When staring a 20-point halftime deficit in the face, the University of Alabama placed its offense in the hands of running back Najee Harris.
His 17 offensive touches on 37 second-half plays played a big role in UA bridging the gap against LSU. The Tigers ultimately won 46-41, but Harris hit LSU for 146 rushing yards, 44 receiving yards and a touchdown each way.
“Najee has gotten a lot more confidence as he’s gone through the season, not necessarily in his ability to run the ball,” UA coach Nick Saban said. “I think he’s always had confidence in that part of what he does. I think it’s understanding the plays, how to hit the hole, how to read plays.

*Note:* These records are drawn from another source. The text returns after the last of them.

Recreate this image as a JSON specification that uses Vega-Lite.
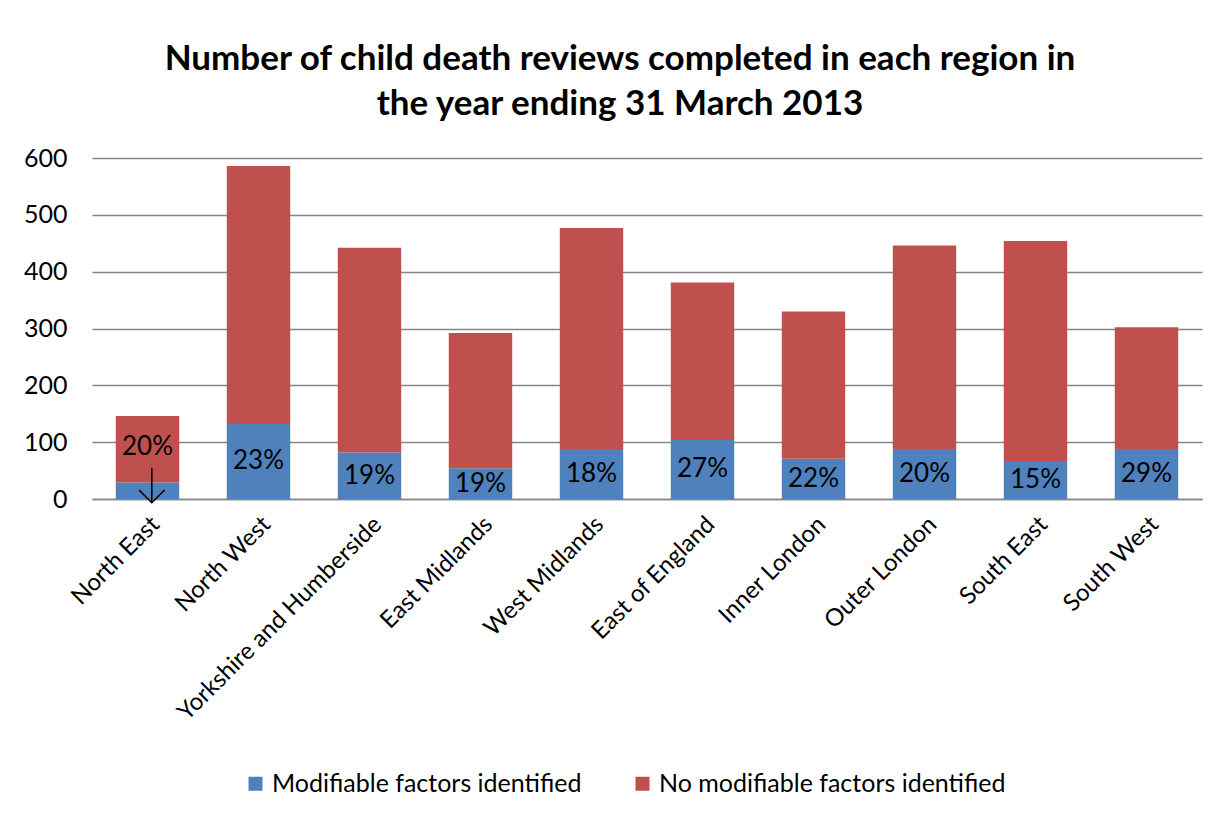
{
  "$schema": "https://vega.github.io/schema/vega-lite/v6.json",
  "width": 1110,
  "height": 341,
  "autosize": {"type": "none"},
  "padding": {"left": 92, "top": 158, "right": 17, "bottom": 315},
  "background": "white",
  "title": {
    "text": ["Number of child death reviews completed in each region in", "the year ending 31 March 2013"],
    "font": "Lato",
    "fontSize": 35,
    "fontWeight": "bold",
    "color": "#000000",
    "anchor": "middle",
    "frame": "group",
    "dx": -27,
    "lineHeight": 45,
    "offset": 24
  },
  "datasets": {
    "reviews": [
      {"region": "North East", "series": "Modifiable factors identified", "value": 29, "label": "20%"},
      {"region": "North East", "series": "No modifiable factors identified", "value": 117},
      {"region": "North West", "series": "Modifiable factors identified", "value": 132, "label": "23%"},
      {"region": "North West", "series": "No modifiable factors identified", "value": 454},
      {"region": "Yorkshire and Humberside", "series": "Modifiable factors identified", "value": 82, "label": "19%"},
      {"region": "Yorkshire and Humberside", "series": "No modifiable factors identified", "value": 360},
      {"region": "East Midlands", "series": "Modifiable factors identified", "value": 54, "label": "19%"},
      {"region": "East Midlands", "series": "No modifiable factors identified", "value": 238},
      {"region": "West Midlands", "series": "Modifiable factors identified", "value": 88, "label": "18%"},
      {"region": "West Midlands", "series": "No modifiable factors identified", "value": 389},
      {"region": "East of England", "series": "Modifiable factors identified", "value": 104, "label": "27%"},
      {"region": "East of England", "series": "No modifiable factors identified", "value": 277},
      {"region": "Inner London", "series": "Modifiable factors identified", "value": 71, "label": "22%"},
      {"region": "Inner London", "series": "No modifiable factors identified", "value": 259},
      {"region": "Outer London", "series": "Modifiable factors identified", "value": 88, "label": "20%"},
      {"region": "Outer London", "series": "No modifiable factors identified", "value": 358},
      {"region": "South East", "series": "Modifiable factors identified", "value": 67, "label": "15%"},
      {"region": "South East", "series": "No modifiable factors identified", "value": 387},
      {"region": "South West", "series": "Modifiable factors identified", "value": 88, "label": "29%"},
      {"region": "South West", "series": "No modifiable factors identified", "value": 214}
    ],
    "annotation": [
      {"region": "North East", "labelValue": 92, "label": "20%", "arrowTop": 55, "arrowTip": -6.5}
    ]
  },
  "config": {
    "view": {"stroke": null},
    "font": "Lato"
  },
  "encoding": {
    "x": {
      "field": "region",
      "type": "nominal",
      "sort": null,
      "scale": {
        "domain": ["North East", "North West", "Yorkshire and Humberside", "East Midlands", "West Midlands", "East of England", "Inner London", "Outer London", "South East", "South West"],
        "paddingInner": 0.4286,
        "paddingOuter": 0.2143
      },
      "axis": {
        "title": null,
        "labelAngle": -45,
        "labelFont": "Lato",
        "labelFontSize": 24,
        "labelColor": "#000000",
        "labelPadding": 13,
        "labelLimit": 500,
        "ticks": false,
        "domainColor": "#868686",
        "domainWidth": 1.3
      }
    }
  },
  "layer": [
    {
      "data": {"name": "reviews"},
      "mark": {"type": "bar"},
      "encoding": {
        "y": {
          "field": "value",
          "type": "quantitative",
          "stack": "zero",
          "scale": {"domain": [0, 600], "nice": false},
          "axis": {
            "title": null,
            "values": [0, 100, 200, 300, 400, 500, 600],
            "labelFont": "Lato",
            "labelFontSize": 25,
            "labelColor": "#000000",
            "labelPadding": 25,
            "ticks": false,
            "domain": false,
            "gridColor": "#868686",
            "gridWidth": 1.3,
            "gridOpacity": 1
          }
        },
        "color": {
          "field": "series",
          "type": "nominal",
          "scale": {
            "domain": ["Modifiable factors identified", "No modifiable factors identified"],
            "range": ["#4F81BD", "#C0504D"]
          },
          "legend": {
            "title": null,
            "orient": "none",
            "direction": "horizontal",
            "legendX": 151,
            "legendY": 613,
            "symbolType": "square",
            "symbolSize": 196,
            "symbolStrokeWidth": 0,
            "labelFont": "Lato",
            "labelFontSize": 25,
            "labelColor": "#000000",
            "labelOffset": 4,
            "columnPadding": 48,
            "labelLimit": 500
          }
        },
        "order": {"field": "series", "sort": "ascending"}
      }
    },
    {
      "data": {"name": "reviews"},
      "transform": [
        {"filter": "datum.series === 'Modifiable factors identified' && datum.region !== 'North East'"},
        {"calculate": "datum.value / 2", "as": "mid"}
      ],
      "mark": {"type": "text", "font": "Lato", "fontSize": 26, "color": "#000000", "baseline": "middle", "align": "center"},
      "encoding": {
        "y": {"field": "mid", "type": "quantitative"},
        "text": {"field": "label"}
      }
    },
    {
      "data": {"name": "annotation"},
      "mark": {"type": "text", "font": "Lato", "fontSize": 26, "color": "#000000", "baseline": "middle", "align": "center"},
      "encoding": {
        "y": {"field": "labelValue", "type": "quantitative"},
        "text": {"field": "label"}
      }
    },
    {
      "data": {"name": "annotation"},
      "mark": {"type": "rule", "color": "#000000", "strokeWidth": 1.6},
      "encoding": {
        "y": {"field": "arrowTop", "type": "quantitative"},
        "y2": {"field": "arrowTip"},
        "xOffset": {"value": 36}
      }
    },
    {
      "data": {"name": "annotation"},
      "mark": {"type": "point", "shape": "M-1,-1L0,0L1,-1", "filled": false, "stroke": "#000000", "strokeWidth": 1.6, "size": 650, "opacity": 1},
      "encoding": {
        "y": {"field": "arrowTip", "type": "quantitative"},
        "xOffset": {"value": 36}
      }
    }
  ]
}
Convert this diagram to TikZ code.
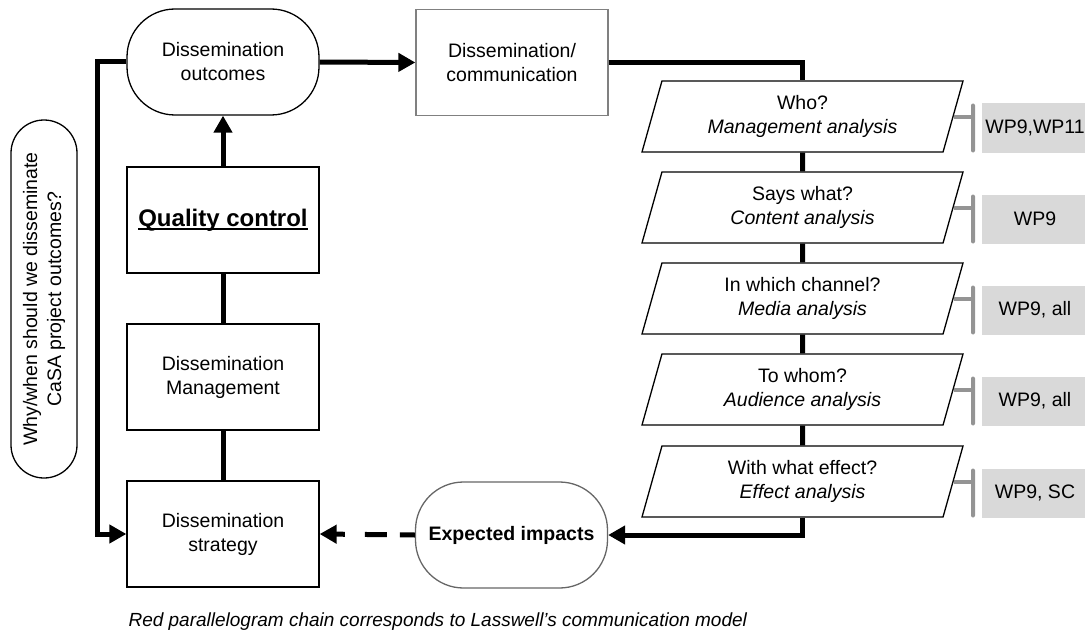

“I think the offensive line has done a better job. I don’t think this last game was one of our best, but they’ve done a much better job and I think the combination of those things has helped our running game be a little bit more consistent. Najee played, in my opinion, a great game. He was very physical, tough, did a lot of really good things in the game, some that you saw when the ball was in his hand and some when he didn’t have the ball. I was very pleased with his performance.”
Tua OK, Ray TBD
Quarterback Tua Tagovailoa had a heavy limp as he walked off the field Saturday, but Saban said Tagovailoa did not aggravate the ankle injury that kept him out of the Arkansas game.
“He’s a little sore, as to be expected. We did all the medical research that you could do on him to find out if he did any damage or hurt himself in any way, shape or form, and he did not, so we’ll manage the soreness,” Saban said. “We may give him a day off (Monday) and sort of start him back (Tuesday) a little bit. We’ll just have to manage it day to day and he should respond each and every week.
“The situation that he’s in is very much expected, and he doesn’t have any further issues.”
The return of defensive end LaBryan Ray, however, remains uncertain. Saban said when Ray injured his foot, against South Carolina, that it would be at least six weeks before Ray got cleared to work back to football activities. It has now been eight weeks with no definite end in sight.
“He still hasn’t been cleared medically to even start practicing yet,” Saban said. “He is in a rehab mode to see when he can get maybe in a condition to come back and be able to play. We’re waiting on the medical staff for him to say it’s OK for him to do that.”
Just a show of support
Inside linebacker Dylan Moses was in full pads during the LSU game. He did not play, just three months removed from a season-ending knee injury in preseason practice, but the personal meaning of the game — as a Baton Rouge native — made Moses want to be a bigger part of the team.
“We have no intentions of playing him, nor is that any indication that he’s ready to come back and start practicing or playing,” Saban said. “That’s not the case. It was just something that he wanted to do to be a part of the team.”
It was a gesture appreciated by his teammates.
“When I saw him in uniform I was excited for him,” cornerback Patrick Surtain II said. “Even though he wasn’t going to play, it showed how much he cares about the team, how much he’s willing to go out there.”
No kickoff clarity
UA still does not know what channel the Western Carolina game will be on.
It has been a couple of weeks since the SEC released select kickoff times ahead of its usual schedule, in doing so confirming that UA’s final home game will be at 11 a.m. Monday was going to be the day the television network was confirmed, but now it won’t be confirmed until after Saturday’s games.
The game will either be on ESPN, ESPN2 or SEC Network. It will share the 11 a.m. slot with Samford-Auburn.